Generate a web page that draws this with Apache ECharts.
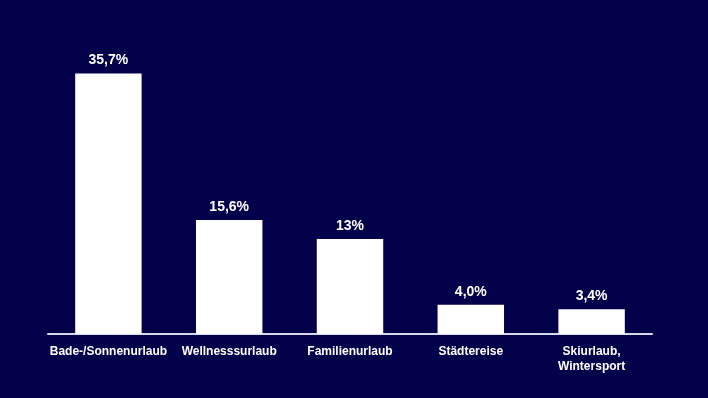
<!DOCTYPE html>
<html>
<head>
<meta charset="utf-8">
<script src="https://cdn.jsdelivr.net/npm/echarts@6/dist/echarts.min.js"></script>
<style>
  html, body { margin: 0; padding: 0; background: #03014a; }
  #chart { width: 708px; height: 398px; }
</style>
</head>
<body>
<div id="chart"></div>
<script>
const categories = ['Bade-/Sonnenurlaub', 'Wellnesssurlaub', 'Familienurlaub', 'Städtereise', 'Skiurlaub,\nWintersport']
const values = [35.7, 15.6, 13, 4.0, 3.4]
const valueLabels = ['35,7%', '15,6%', '13%', '4,0%', '3,4%']

const myChart = echarts.init(document.getElementById('chart'))

const option = {
  backgroundColor: '#03014a',
  animation: false,
  grid: {
    left: 48,
    right: 56,
    top: 42,
    bottom: 64
  },
  xAxis: {
    type: 'category',
    data: categories,
    axisTick: { show: false },
    axisLine: {
      lineStyle: { color: '#d8d8e8', width: 2 }
    },
    axisLabel: {
      color: '#ffffff',
      fontFamily: 'Liberation Sans',
      fontWeight: 'bold',
      fontSize: 12,
      margin: 10,
      lineHeight: 15,
      interval: 0
    }
  },
  yAxis: {
    type: 'value',
    min: 0,
    max: 40,
    show: false,
    splitLine: { show: false }
  },
  series: [
    {
      type: 'bar',
      data: values,
      barWidth: '55%',
      itemStyle: { color: '#ffffff' },
      label: {
        show: true,
        position: 'top',
        distance: 6,
        color: '#ffffff',
        fontFamily: 'Liberation Sans',
        fontWeight: 'bold',
        fontSize: 14,
        formatter: function (p) {
          return valueLabels[p.dataIndex]
        }
      }
    }
  ]
}

myChart.setOption(option)
</script>
</body>
</html>
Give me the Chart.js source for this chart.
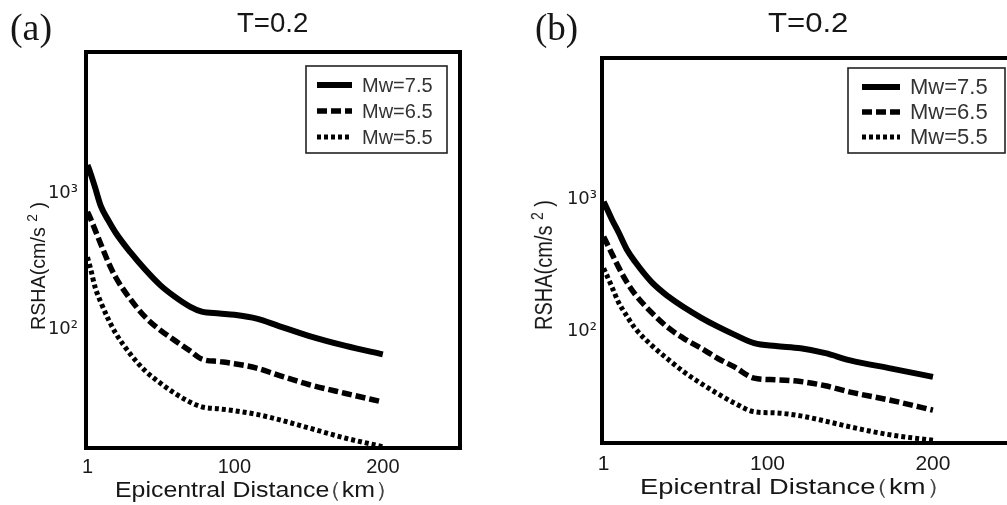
<!DOCTYPE html>
<html><head><meta charset="utf-8">
<script src="https://cdn.jsdelivr.net/npm/chart.js@4.4.0/dist/chart.umd.min.js"></script>
<style>
html,body{margin:0;padding:0;background:#fff;overflow:hidden;width:1007px;height:505px;position:relative;}
.t{position:absolute;white-space:nowrap;color:#161616;line-height:1;transform-origin:0 0;}
.sans{font-family:'Liberation Sans',Arial,sans-serif;}
.serif{font-family:'Liberation Serif','Times New Roman',serif;}
canvas{position:absolute;top:0;}
sup{font-size:0.7em;vertical-align:0.55em;line-height:0;}
</style></head><body>
<canvas id="ca" width="480" height="505" style="left:0px"></canvas>
<canvas id="cb" width="540" height="505" style="left:500px"></canvas>

<div class="t serif" data-w="42" style="left:10px;top:9px;font-size:37px;">(a)</div>
<div class="t sans" data-w="71" style="left:237px;top:9px;font-size:28px;">T=0.2</div>
<div class="t serif" data-w="43" style="left:535px;top:9px;font-size:37px;">(b)</div>
<div class="t sans" data-w="80" style="left:768px;top:9px;font-size:28px;">T=0.2</div>

<div class="t sans" data-w="285" style="left:115px;top:479px;font-size:22px;">Epicentral Distance<span style="margin-left:-11px;color:#444">（</span>km<span style="color:#444">）</span></div>
<div class="t sans" data-w="313" style="left:640px;top:476px;font-size:22px;">Epicentral Distance<span style="margin-left:-11px;color:#444">（</span>km<span style="color:#444">）</span></div>

<div class="t sans rot" data-len="128" data-cx="38" data-cy="266" data-sy="1" style="font-size:20px;">RSHA(cm/s <sup>2</sup> )</div>
<div class="t sans rot" data-len="130" data-cx="544" data-cy="265" data-sy="1.15" style="font-size:20px;">RSHA(cm/s <sup>2</sup> )</div>

<script>
// ---------- data ----------
const seriesLabels = ['Mw=7.5', 'Mw=6.5', 'Mw=5.5'];
const xTickValues = [1, 100, 200];
const yTickValues = [100, 1000];
const yTickLabels = ['10²', '10³'];

// panel (a)
const distA = [1, 3, 6, 10, 15, 20, 30, 40, 50, 60, 70, 78, 90, 100, 115, 130, 150, 175, 200];
const mw75A = [1610, 1400, 1110, 800, 630, 510, 365, 272, 210, 172, 146, 134, 130, 127, 119, 105, 89, 75, 65];
const mw65A = [727, 650, 540, 420, 310, 240, 165, 122, 98, 82, 69, 60, 57.5, 55.5, 51.5, 45.5, 39, 33.5, 29];
const mw55A = [337, 280, 205, 157, 118, 93, 65, 49, 40, 33.5, 29, 26.7, 25.8, 25, 23.5, 21.5, 18.7, 15.7, 13.6];

// panel (b)
const distB = [1, 3, 6, 10, 15, 20, 30, 40, 50, 60, 70, 80, 92, 105, 120, 135, 150, 175, 200];
const mw75B = [955, 845, 700, 560, 415, 335, 235, 183, 150, 126, 108, 94, 81, 77, 74, 68, 60, 52, 45];
const mw65B = [518, 460, 385, 305, 235, 190, 138, 106, 87, 74, 62, 53.5, 44, 42.8, 41.5, 38.5, 34.5, 29.8, 25.2];
const mw55B = [299, 263, 216, 165, 130, 105, 78, 61, 48.5, 40, 33.5, 28.5, 24.5, 24, 22.8, 20.8, 18.8, 16.3, 14.9];

// ---------- text fitting ----------
document.querySelectorAll('[data-w]').forEach(el => {
  const w = el.offsetWidth;
  el.style.transform = 'scaleX(' + (parseFloat(el.dataset.w) / w) + ')';
});
document.querySelectorAll('.rot').forEach(el => {
  const w = el.offsetWidth;
  const sx = parseFloat(el.dataset.len) / w;
  el.style.left = el.dataset.cx + 'px';
  el.style.top = el.dataset.cy + 'px';
  el.style.transformOrigin = '50% 50%';
  el.style.transform = 'translate(-50%,-50%) rotate(-90deg) scale(' + sx + ',' + el.dataset.sy + ')';
});

// ---------- plugins ----------
const framePlugin = {
  id: 'frame',
  afterDatasetsDraw(chart) {
    const {ctx, chartArea: a} = chart;
    ctx.save();
    ctx.lineWidth = 4;
    ctx.strokeStyle = '#000';
    ctx.strokeRect(a.left, a.top, a.right - a.left, a.bottom - a.top);
    ctx.restore();
  }
};
const insideLegend = {
  id: 'insideLegend',
  afterDatasetsDraw(chart, args, o) {
    const {ctx, chartArea: a} = chart;
    const x0 = a.right - o.right - o.width;
    const y0 = a.top + o.top;
    ctx.save();
    ctx.fillStyle = '#fff';
    ctx.fillRect(x0, y0, o.width, o.height);
    ctx.lineWidth = 1.6;
    ctx.strokeStyle = '#222';
    ctx.strokeRect(x0, y0, o.width, o.height);
    chart.data.datasets.forEach((ds, i) => {
      const y = y0 + o.rows[i];
      ctx.beginPath();
      ctx.setLineDash(ds.borderDash || []);
      ctx.lineWidth = ds.borderWidth;
      ctx.strokeStyle = ds.borderColor;
      ctx.lineCap = 'butt';
      ctx.moveTo(x0 + o.s0, y);
      ctx.lineTo(x0 + o.s1, y);
      ctx.stroke();
      ctx.setLineDash([]);
      ctx.fillStyle = '#333';
      ctx.font = o.fontSize + 'px "Liberation Sans", Arial, sans-serif';
      ctx.textBaseline = 'middle';
      ctx.textAlign = 'left';
      ctx.fillText(ds.label, x0 + o.tx, y + 1);
    });
    ctx.restore();
  }
};

function pts(xs, ys) { return xs.map((x, i) => ({x: x, y: ys[i]})); }

function makeChart(id, cfg) {
  const styles = [
    {borderWidth: 6, borderDash: []},
    {borderWidth: 5.5, borderDash: [10, 4]},
    {borderWidth: 5, borderDash: [4, 3]}
  ];
  const datasets = cfg.series.map((ys, i) => ({
    label: seriesLabels[i],
    data: pts(cfg.dist, ys),
    borderColor: '#000',
    backgroundColor: '#000',
    borderWidth: styles[i].borderWidth,
    borderDash: styles[i].borderDash,
    borderCapStyle: 'butt',
    borderJoinStyle: 'round',
    pointRadius: 0,
    fill: false,
    cubicInterpolationMode: 'monotone'
  }));
  return new Chart(document.getElementById(id), {
    type: 'line',
    data: {datasets},
    plugins: [framePlugin, insideLegend],
    options: {
      responsive: false,
      animation: false,
      devicePixelRatio: 1,
      layout: {padding: {left: 0, top: cfg.top, right: cfg.right, bottom: 0}},
      plugins: {
        legend: {display: false},
        title: {display: false},
        tooltip: {enabled: false},
        insideLegend: cfg.legend
      },
      scales: {
        x: {
          type: 'linear',
          min: 0,
          max: 252,
          grid: {display: false, drawTicks: false},
          border: {display: false},
          afterBuildTicks: s => { s.ticks = xTickValues.map(v => ({value: v})); },
          afterFit: s => { s.height = cfg.xH; },
          ticks: {
            autoSkip: false, maxRotation: 0, padding: cfg.xPad, color: '#1a1a1a',
            font: {family: 'Liberation Sans', size: cfg.xFont},
            callback: v => String(v)
          }
        },
        y: {
          type: 'logarithmic',
          bounds: 'data',
          min: cfg.yMin,
          max: cfg.yMax,
          grid: {display: false, drawTicks: false},
          border: {display: false},
          afterBuildTicks: s => { s.ticks = yTickValues.map(v => ({value: v})); },
          afterFit: s => { s.width = cfg.yW; },
          ticks: {
            autoSkip: false, padding: cfg.yPad, color: '#1a1a1a',
            font: {family: 'DejaVu Sans', size: 18},
            callback: v => yTickLabels[yTickValues.indexOf(v)]
          }
        }
      }
    }
  });
}

makeChart('ca', {
  dist: distA, series: [mw75A, mw65A, mw55A],
  top: 52, right: 20, xH: 57, yW: 86, xPad: 7, yPad: 8, xFont: 20,
  yMin: 13.3, yMax: 10900,
  legend: {right: 13, top: 14, width: 141, height: 87, rows: [19, 45, 71], s0: 11, s1: 46, tx: 56, fontSize: 20}
});
makeChart('cb', {
  dist: distB, series: [mw75B, mw65B, mw55B],
  top: 58, right: 21, xH: 62, yW: 102, xPad: 9, yPad: 5, xFont: 21,
  yMin: 14.2, yMax: 11700,
  legend: {right: 14, top: 10, width: 157, height: 85, rows: [19, 44, 69], s0: 14, s1: 52, tx: 62, fontSize: 22}
});
</script>
</body></html>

GIVEN TASK: Begin with the line where "Give me the Chart.js source for this chart." appears and end with the line where "const yTickLabels = ['10²', '10³'];" appears. Copy only that stretch, exactly, with no pictures.

COMPLETED TASK:
Give me the Chart.js source for this chart.
<!DOCTYPE html>
<html><head><meta charset="utf-8">
<script src="https://cdn.jsdelivr.net/npm/chart.js@4.4.0/dist/chart.umd.min.js"></script>
<style>
html,body{margin:0;padding:0;background:#fff;overflow:hidden;width:1007px;height:505px;position:relative;}
.t{position:absolute;white-space:nowrap;color:#161616;line-height:1;transform-origin:0 0;}
.sans{font-family:'Liberation Sans',Arial,sans-serif;}
.serif{font-family:'Liberation Serif','Times New Roman',serif;}
canvas{position:absolute;top:0;}
sup{font-size:0.7em;vertical-align:0.55em;line-height:0;}
</style></head><body>
<canvas id="ca" width="480" height="505" style="left:0px"></canvas>
<canvas id="cb" width="540" height="505" style="left:500px"></canvas>

<div class="t serif" data-w="42" style="left:10px;top:9px;font-size:37px;">(a)</div>
<div class="t sans" data-w="71" style="left:237px;top:9px;font-size:28px;">T=0.2</div>
<div class="t serif" data-w="43" style="left:535px;top:9px;font-size:37px;">(b)</div>
<div class="t sans" data-w="80" style="left:768px;top:9px;font-size:28px;">T=0.2</div>

<div class="t sans" data-w="285" style="left:115px;top:479px;font-size:22px;">Epicentral Distance<span style="margin-left:-11px;color:#444">（</span>km<span style="color:#444">）</span></div>
<div class="t sans" data-w="313" style="left:640px;top:476px;font-size:22px;">Epicentral Distance<span style="margin-left:-11px;color:#444">（</span>km<span style="color:#444">）</span></div>

<div class="t sans rot" data-len="128" data-cx="38" data-cy="266" data-sy="1" style="font-size:20px;">RSHA(cm/s <sup>2</sup> )</div>
<div class="t sans rot" data-len="130" data-cx="544" data-cy="265" data-sy="1.15" style="font-size:20px;">RSHA(cm/s <sup>2</sup> )</div>

<script>
// ---------- data ----------
const seriesLabels = ['Mw=7.5', 'Mw=6.5', 'Mw=5.5'];
const xTickValues = [1, 100, 200];
const yTickValues = [100, 1000];
const yTickLabels = ['10²', '10³'];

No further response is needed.